Aim ▸ Your copy of the material must match it exactly, except that pictures are dropped.

Provided material ▸
_ _ _
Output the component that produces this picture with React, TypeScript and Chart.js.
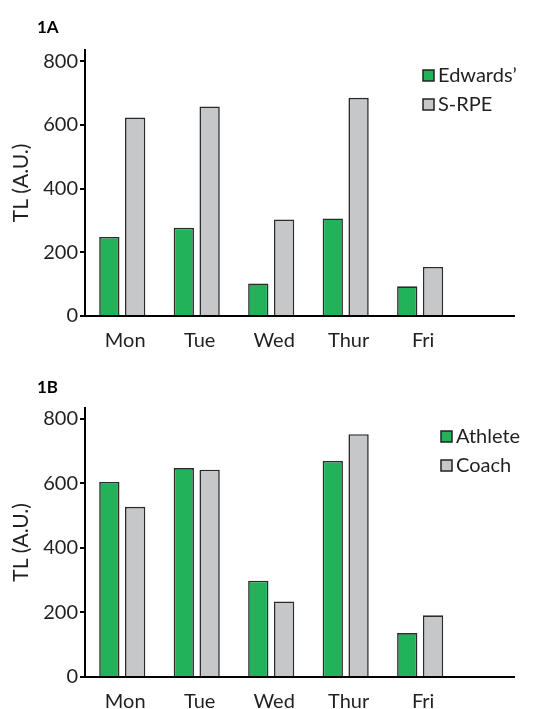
import React, { useEffect, useRef } from "react";
import { Chart, registerables } from "chart.js";

Chart.register(...registerables);

const days = ["Mon", "Tue", "Wed", "Thur", "Fri"];
const yTicks = [0, 200, 400, 600, 800];

const edwards = [248, 277, 102, 306, 93];
const srpe = [623, 658, 303, 685, 154];

const athlete = [604, 647, 298, 669, 136];
const coach = [527, 642, 234, 752, 191];

const GREEN = "#22b259";
const GREY = "#c6c7c9";
const EDGE = "#2b2b2b";
const INK = "#231f20";
const FONT = "Lato";

const cornerLegend = {
  id: "cornerLegend",
  afterDraw(chart: any, _args: any, opts: any) {
    const { ctx, chartArea } = chart;
    ctx.save();
    ctx.font = `20px ${FONT}`;
    ctx.textBaseline = "middle";
    ctx.textAlign = "left";
    chart.data.datasets.forEach((ds: any, i: number) => {
      const x = chartArea.right - opts.dx;
      const y = chartArea.top + opts.dy + i * 29;
      ctx.fillStyle = ds.backgroundColor;
      ctx.fillRect(x, y, 11, 11);
      ctx.lineWidth = 1.5;
      ctx.strokeStyle = "#222";
      ctx.strokeRect(x, y, 11, 11);
      ctx.fillStyle = INK;
      ctx.fillText(ds.label, x + 15, y + 6);
    });
    ctx.font = `bold 17px ${FONT}`;
    ctx.textBaseline = "alphabetic";
    ctx.textAlign = "left";
    ctx.fillStyle = "#000";
    ctx.fillText(opts.panel, 37, opts.panelY);
    ctx.restore();
  },
};

type PanelProps = {
  panel: string;
  panelY: number;
  seriesA: number[];
  seriesB: number[];
  nameA: string;
  nameB: string;
  height: number;
  areaTop: number;
  areaBottom: number;
  legendDx: number;
  legendDy: number;
  yMax: number;
};

function Panel(p: PanelProps) {
  const ref = useRef<HTMLCanvasElement | null>(null);
  useEffect(() => {
    if (!ref.current) return;
    const chart = new Chart(ref.current, {
      type: "bar",
      data: {
        datasets: [
          {
            label: p.nameA,
            data: days.map((_, i) => ({ x: i, y: p.seriesA[i] })),
            backgroundColor: GREEN,
            borderColor: EDGE,
            borderWidth: 1.6,
            borderSkipped: "bottom",
            categoryPercentage: 0.693,
            barPercentage: 0.787,
          },
          {
            label: p.nameB,
            data: days.map((_, i) => ({ x: i, y: p.seriesB[i] })),
            backgroundColor: GREY,
            borderColor: EDGE,
            borderWidth: 1.6,
            borderSkipped: "bottom",
            categoryPercentage: 0.693,
            barPercentage: 0.787,
          },
        ],
      } as any,
      options: {
        responsive: false,
        animation: false,
        layout: { padding: { left: 0, right: 30, top: p.areaTop, bottom: 0 } },
        plugins: {
          legend: { display: false },
          tooltip: { enabled: false },
          cornerLegend: { dx: p.legendDx, dy: p.legendDy, panel: p.panel, panelY: p.panelY },
        } as any,
        scales: {
          x: {
            type: "linear",
            min: -0.5,
            max: 5.26,
            offset: false,
            grid: { display: false, drawTicks: false, offset: false },
            border: { display: true, color: "#000", width: 2 },
            afterBuildTicks: (axis: any) => {
              axis.ticks = days.map((_, i) => ({ value: i }));
            },
            afterFit: (scale: any) => {
              scale.height = p.height - p.areaBottom;
            },
            ticks: {
              autoSkip: false,
              maxRotation: 0,
              padding: 13,
              labelOffset: 3,
              color: INK,
              font: { family: FONT, size: 20 },
              callback: (v: any) => days[v] ?? "",
            },
          },
          y: {
            type: "linear",
            min: 0,
            max: p.yMax,
            grid: {
              display: true,
              drawOnChartArea: false,
              drawTicks: true,
              tickLength: 5,
              color: "#000",
              lineWidth: 2,
            },
            border: { display: true, color: "#000", width: 2 },
            afterBuildTicks: (axis: any) => {
              axis.ticks = yTicks.map((v) => ({ value: v }));
            },
            afterFit: (scale: any) => {
              scale.width = 85;
            },
            ticks: {
              padding: 2,
              color: INK,
              font: { family: FONT, size: 20 },
              callback: (v: any) => String(v),
            },
            title: {
              display: true,
              text: "TL (A.U.)",
              color: INK,
              font: { family: FONT, size: 21 },
              padding: { top: 9, bottom: 0 },
            },
          },
        },
      } as any,
      plugins: [cornerLegend as any],
    });
    return () => chart.destroy();
  }, []);
  return (
    <canvas
      ref={ref}
      width={544}
      height={p.height}
      style={{ display: "block", width: 544, height: p.height }}
    />
  );
}

export default function App() {
  return (
    <div style={{ position: "absolute", left: 0, top: 0, width: 544, height: 709, background: "#fff" }}>
      <Panel
        panel="1A"
        panelY={33}
        seriesA={edwards}
        seriesB={srpe}
        nameA="Edwards’"
        nameB="S-RPE"
        height={355}
        areaTop={50}
        areaBottom={316}
        legendDx={91}
        legendDy={20}
        yMax={835}
      />
      <Panel
        panel="1B"
        panelY={38}
        seriesA={athlete}
        seriesB={coach}
        nameA="Athlete"
        nameB="Coach"
        height={354}
        areaTop={53}
        areaBottom={322}
        legendDx={73}
        legendDy={23}
        yMax={833}
      />
    </div>
  );
}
_ _ _
In response ▸
Output the component that produces this picture with React, TypeScript and Chart.js.
import React, { useEffect, useRef } from "react";
import { Chart, registerables } from "chart.js";

Chart.register(...registerables);

const days = ["Mon", "Tue", "Wed", "Thur", "Fri"];
const yTicks = [0, 200, 400, 600, 800];

const edwards = [248, 277, 102, 306, 93];
const srpe = [623, 658, 303, 685, 154];

const athlete = [604, 647, 298, 669, 136];
const coach = [527, 642, 234, 752, 191];

const GREEN = "#22b259";
const GREY = "#c6c7c9";
const EDGE = "#2b2b2b";
const INK = "#231f20";
const FONT = "Lato";

const cornerLegend = {
  id: "cornerLegend",
  afterDraw(chart: any, _args: any, opts: any) {
    const { ctx, chartArea } = chart;
    ctx.save();
    ctx.font = `20px ${FONT}`;
    ctx.textBaseline = "middle";
    ctx.textAlign = "left";
    chart.data.datasets.forEach((ds: any, i: number) => {
      const x = chartArea.right - opts.dx;
      const y = chartArea.top + opts.dy + i * 29;
      ctx.fillStyle = ds.backgroundColor;
      ctx.fillRect(x, y, 11, 11);
      ctx.lineWidth = 1.5;
      ctx.strokeStyle = "#222";
      ctx.strokeRect(x, y, 11, 11);
      ctx.fillStyle = INK;
      ctx.fillText(ds.label, x + 15, y + 6);
    });
    ctx.font = `bold 17px ${FONT}`;
    ctx.textBaseline = "alphabetic";
    ctx.textAlign = "left";
    ctx.fillStyle = "#000";
    ctx.fillText(opts.panel, 37, opts.panelY);
    ctx.restore();
  },
};

type PanelProps = {
  panel: string;
  panelY: number;
  seriesA: number[];
  seriesB: number[];
  nameA: string;
  nameB: string;
  height: number;
  areaTop: number;
  areaBottom: number;
  legendDx: number;
  legendDy: number;
  yMax: number;
};

function Panel(p: PanelProps) {
  const ref = useRef<HTMLCanvasElement | null>(null);
  useEffect(() => {
    if (!ref.current) return;
    const chart = new Chart(ref.current, {
      type: "bar",
      data: {
        datasets: [
          {
            label: p.nameA,
            data: days.map((_, i) => ({ x: i, y: p.seriesA[i] })),
            backgroundColor: GREEN,
            borderColor: EDGE,
            borderWidth: 1.6,
            borderSkipped: "bottom",
            categoryPercentage: 0.693,
            barPercentage: 0.787,
          },
          {
            label: p.nameB,
            data: days.map((_, i) => ({ x: i, y: p.seriesB[i] })),
            backgroundColor: GREY,
            borderColor: EDGE,
            borderWidth: 1.6,
            borderSkipped: "bottom",
            categoryPercentage: 0.693,
            barPercentage: 0.787,
          },
        ],
      } as any,
      options: {
        responsive: false,
        animation: false,
        layout: { padding: { left: 0, right: 30, top: p.areaTop, bottom: 0 } },
        plugins: {
          legend: { display: false },
          tooltip: { enabled: false },
          cornerLegend: { dx: p.legendDx, dy: p.legendDy, panel: p.panel, panelY: p.panelY },
        } as any,
        scales: {
          x: {
            type: "linear",
            min: -0.5,
            max: 5.26,
            offset: false,
            grid: { display: false, drawTicks: false, offset: false },
            border: { display: true, color: "#000", width: 2 },
            afterBuildTicks: (axis: any) => {
              axis.ticks = days.map((_, i) => ({ value: i }));
            },
            afterFit: (scale: any) => {
              scale.height = p.height - p.areaBottom;
            },
            ticks: {
              autoSkip: false,
              maxRotation: 0,
              padding: 13,
              labelOffset: 3,
              color: INK,
              font: { family: FONT, size: 20 },
              callback: (v: any) => days[v] ?? "",
            },
          },
          y: {
            type: "linear",
            min: 0,
            max: p.yMax,
            grid: {
              display: true,
              drawOnChartArea: false,
              drawTicks: true,
              tickLength: 5,
              color: "#000",
              lineWidth: 2,
            },
            border: { display: true, color: "#000", width: 2 },
            afterBuildTicks: (axis: any) => {
              axis.ticks = yTicks.map((v) => ({ value: v }));
            },
            afterFit: (scale: any) => {
              scale.width = 85;
            },
            ticks: {
              padding: 2,
              color: INK,
              font: { family: FONT, size: 20 },
              callback: (v: any) => String(v),
            },
            title: {
              display: true,
              text: "TL (A.U.)",
              color: INK,
              font: { family: FONT, size: 21 },
              padding: { top: 9, bottom: 0 },
            },
          },
        },
      } as any,
      plugins: [cornerLegend as any],
    });
    return () => chart.destroy();
  }, []);
  return (
    <canvas
      ref={ref}
      width={544}
      height={p.height}
      style={{ display: "block", width: 544, height: p.height }}
    />
  );
}

export default function App() {
  return (
    <div style={{ position: "absolute", left: 0, top: 0, width: 544, height: 709, background: "#fff" }}>
      <Panel
        panel="1A"
        panelY={33}
        seriesA={edwards}
        seriesB={srpe}
        nameA="Edwards’"
        nameB="S-RPE"
        height={355}
        areaTop={50}
        areaBottom={316}
        legendDx={91}
        legendDy={20}
        yMax={835}
      />
      <Panel
        panel="1B"
        panelY={38}
        seriesA={athlete}
        seriesB={coach}
        nameA="Athlete"
        nameB="Coach"
        height={354}
        areaTop={53}
        areaBottom={322}
        legendDx={73}
        legendDy={23}
        yMax={833}
      />
    </div>
  );
}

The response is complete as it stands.